(MATERIAL TO PROCESS):
------------------------

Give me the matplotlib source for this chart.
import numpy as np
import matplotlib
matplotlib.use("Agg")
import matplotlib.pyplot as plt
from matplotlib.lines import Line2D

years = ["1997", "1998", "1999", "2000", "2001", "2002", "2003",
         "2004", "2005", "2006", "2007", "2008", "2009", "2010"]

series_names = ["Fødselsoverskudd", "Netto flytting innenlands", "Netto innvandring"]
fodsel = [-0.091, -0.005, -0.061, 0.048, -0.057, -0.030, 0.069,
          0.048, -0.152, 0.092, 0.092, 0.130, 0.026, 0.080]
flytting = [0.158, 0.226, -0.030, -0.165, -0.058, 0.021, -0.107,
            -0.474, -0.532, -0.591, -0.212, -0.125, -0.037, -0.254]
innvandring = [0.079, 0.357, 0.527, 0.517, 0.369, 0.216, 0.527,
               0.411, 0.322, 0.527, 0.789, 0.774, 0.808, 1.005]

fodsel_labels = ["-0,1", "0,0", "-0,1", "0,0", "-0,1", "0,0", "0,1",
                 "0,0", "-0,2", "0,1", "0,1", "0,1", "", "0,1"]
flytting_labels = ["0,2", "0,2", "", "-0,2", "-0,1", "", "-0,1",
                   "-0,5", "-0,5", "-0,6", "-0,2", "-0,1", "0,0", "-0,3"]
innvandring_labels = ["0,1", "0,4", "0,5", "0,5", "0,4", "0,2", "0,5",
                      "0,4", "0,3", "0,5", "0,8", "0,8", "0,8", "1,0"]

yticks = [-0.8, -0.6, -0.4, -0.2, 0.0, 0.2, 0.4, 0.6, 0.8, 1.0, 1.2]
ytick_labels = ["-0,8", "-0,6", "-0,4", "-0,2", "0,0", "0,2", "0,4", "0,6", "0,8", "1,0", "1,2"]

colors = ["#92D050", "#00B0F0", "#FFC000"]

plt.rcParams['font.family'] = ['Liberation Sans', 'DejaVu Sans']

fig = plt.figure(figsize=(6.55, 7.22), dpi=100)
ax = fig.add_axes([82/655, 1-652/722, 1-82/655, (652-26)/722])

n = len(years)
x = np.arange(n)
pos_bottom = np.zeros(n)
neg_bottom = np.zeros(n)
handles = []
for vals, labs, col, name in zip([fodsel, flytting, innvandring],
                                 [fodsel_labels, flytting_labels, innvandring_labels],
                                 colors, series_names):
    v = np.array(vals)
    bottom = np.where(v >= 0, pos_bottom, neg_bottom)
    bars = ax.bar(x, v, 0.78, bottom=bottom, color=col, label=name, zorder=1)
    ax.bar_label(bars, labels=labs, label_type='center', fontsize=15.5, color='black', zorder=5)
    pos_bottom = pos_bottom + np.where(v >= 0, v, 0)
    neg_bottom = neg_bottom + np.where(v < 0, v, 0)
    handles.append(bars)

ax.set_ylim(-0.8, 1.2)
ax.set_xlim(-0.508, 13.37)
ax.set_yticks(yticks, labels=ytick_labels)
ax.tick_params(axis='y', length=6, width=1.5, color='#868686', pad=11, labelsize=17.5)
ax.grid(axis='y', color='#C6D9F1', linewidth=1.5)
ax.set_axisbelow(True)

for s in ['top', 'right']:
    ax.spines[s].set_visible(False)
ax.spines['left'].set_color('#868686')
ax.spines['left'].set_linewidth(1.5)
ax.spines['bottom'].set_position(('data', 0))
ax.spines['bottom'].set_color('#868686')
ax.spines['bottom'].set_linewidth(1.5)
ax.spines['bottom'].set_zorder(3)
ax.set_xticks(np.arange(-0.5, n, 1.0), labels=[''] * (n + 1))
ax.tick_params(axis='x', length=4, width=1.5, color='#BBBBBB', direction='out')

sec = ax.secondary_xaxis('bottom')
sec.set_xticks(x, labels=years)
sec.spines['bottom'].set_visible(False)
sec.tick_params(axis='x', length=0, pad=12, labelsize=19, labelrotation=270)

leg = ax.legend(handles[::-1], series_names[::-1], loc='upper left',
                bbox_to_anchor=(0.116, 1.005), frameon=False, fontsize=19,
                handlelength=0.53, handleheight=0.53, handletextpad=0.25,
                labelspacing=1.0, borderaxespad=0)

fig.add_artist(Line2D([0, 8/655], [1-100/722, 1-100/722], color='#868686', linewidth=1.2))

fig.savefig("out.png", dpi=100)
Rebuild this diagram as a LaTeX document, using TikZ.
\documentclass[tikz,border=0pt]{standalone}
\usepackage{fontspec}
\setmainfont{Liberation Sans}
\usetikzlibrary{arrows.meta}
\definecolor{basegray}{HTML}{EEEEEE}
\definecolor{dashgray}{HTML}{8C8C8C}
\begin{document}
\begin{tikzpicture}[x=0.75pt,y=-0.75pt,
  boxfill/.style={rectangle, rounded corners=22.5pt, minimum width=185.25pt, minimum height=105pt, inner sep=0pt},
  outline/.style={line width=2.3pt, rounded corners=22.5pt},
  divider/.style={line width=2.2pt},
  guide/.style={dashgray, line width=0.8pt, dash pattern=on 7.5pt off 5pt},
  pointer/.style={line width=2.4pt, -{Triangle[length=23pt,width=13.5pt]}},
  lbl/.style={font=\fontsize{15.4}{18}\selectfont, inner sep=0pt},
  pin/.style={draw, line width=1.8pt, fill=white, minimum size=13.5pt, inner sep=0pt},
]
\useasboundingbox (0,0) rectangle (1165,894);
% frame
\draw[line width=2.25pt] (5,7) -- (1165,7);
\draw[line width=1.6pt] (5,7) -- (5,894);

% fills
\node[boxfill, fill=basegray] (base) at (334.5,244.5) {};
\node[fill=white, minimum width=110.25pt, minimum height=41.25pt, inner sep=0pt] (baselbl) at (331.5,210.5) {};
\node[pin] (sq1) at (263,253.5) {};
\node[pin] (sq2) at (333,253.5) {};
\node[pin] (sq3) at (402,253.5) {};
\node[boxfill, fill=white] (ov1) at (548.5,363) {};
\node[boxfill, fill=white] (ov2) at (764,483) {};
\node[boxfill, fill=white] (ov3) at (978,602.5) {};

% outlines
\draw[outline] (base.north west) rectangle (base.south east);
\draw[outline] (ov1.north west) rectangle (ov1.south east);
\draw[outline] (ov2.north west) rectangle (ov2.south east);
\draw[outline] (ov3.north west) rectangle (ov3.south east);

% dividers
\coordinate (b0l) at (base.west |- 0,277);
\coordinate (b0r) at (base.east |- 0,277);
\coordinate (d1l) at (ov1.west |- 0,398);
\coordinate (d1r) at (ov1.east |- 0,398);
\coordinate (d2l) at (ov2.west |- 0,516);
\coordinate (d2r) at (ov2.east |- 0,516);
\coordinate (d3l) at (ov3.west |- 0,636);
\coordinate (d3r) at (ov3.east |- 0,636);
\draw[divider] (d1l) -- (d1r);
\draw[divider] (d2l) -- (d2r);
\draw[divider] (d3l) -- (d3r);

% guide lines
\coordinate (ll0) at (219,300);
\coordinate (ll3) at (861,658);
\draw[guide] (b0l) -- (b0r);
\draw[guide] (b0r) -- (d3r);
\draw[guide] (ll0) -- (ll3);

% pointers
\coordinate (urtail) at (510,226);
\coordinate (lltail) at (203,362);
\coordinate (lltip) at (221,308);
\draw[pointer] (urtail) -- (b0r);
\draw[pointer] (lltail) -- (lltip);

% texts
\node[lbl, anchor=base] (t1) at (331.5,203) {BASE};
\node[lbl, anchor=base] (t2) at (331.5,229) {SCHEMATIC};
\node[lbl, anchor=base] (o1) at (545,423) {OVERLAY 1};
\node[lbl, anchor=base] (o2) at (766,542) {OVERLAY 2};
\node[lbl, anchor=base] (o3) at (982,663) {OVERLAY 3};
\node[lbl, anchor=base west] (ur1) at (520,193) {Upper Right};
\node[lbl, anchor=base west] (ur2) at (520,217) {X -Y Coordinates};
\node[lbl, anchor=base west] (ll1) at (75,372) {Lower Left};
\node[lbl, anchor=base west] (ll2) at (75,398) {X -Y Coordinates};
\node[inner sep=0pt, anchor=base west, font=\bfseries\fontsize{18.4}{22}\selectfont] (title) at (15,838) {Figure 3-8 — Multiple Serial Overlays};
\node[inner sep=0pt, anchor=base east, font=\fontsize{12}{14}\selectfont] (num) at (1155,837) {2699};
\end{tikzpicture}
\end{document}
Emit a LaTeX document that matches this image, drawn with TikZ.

------------------------

Return only the exact lines from the opening of the records through the line that contains "0.411, 0.322, 0.527, 0.789, 0.774, 0.808, 1.005]", both included.

(ANSWER FOR THIS EXERCISE):
Give me the matplotlib source for this chart.
import numpy as np
import matplotlib
matplotlib.use("Agg")
import matplotlib.pyplot as plt
from matplotlib.lines import Line2D

years = ["1997", "1998", "1999", "2000", "2001", "2002", "2003",
         "2004", "2005", "2006", "2007", "2008", "2009", "2010"]

series_names = ["Fødselsoverskudd", "Netto flytting innenlands", "Netto innvandring"]
fodsel = [-0.091, -0.005, -0.061, 0.048, -0.057, -0.030, 0.069,
          0.048, -0.152, 0.092, 0.092, 0.130, 0.026, 0.080]
flytting = [0.158, 0.226, -0.030, -0.165, -0.058, 0.021, -0.107,
            -0.474, -0.532, -0.591, -0.212, -0.125, -0.037, -0.254]
innvandring = [0.079, 0.357, 0.527, 0.517, 0.369, 0.216, 0.527,
               0.411, 0.322, 0.527, 0.789, 0.774, 0.808, 1.005]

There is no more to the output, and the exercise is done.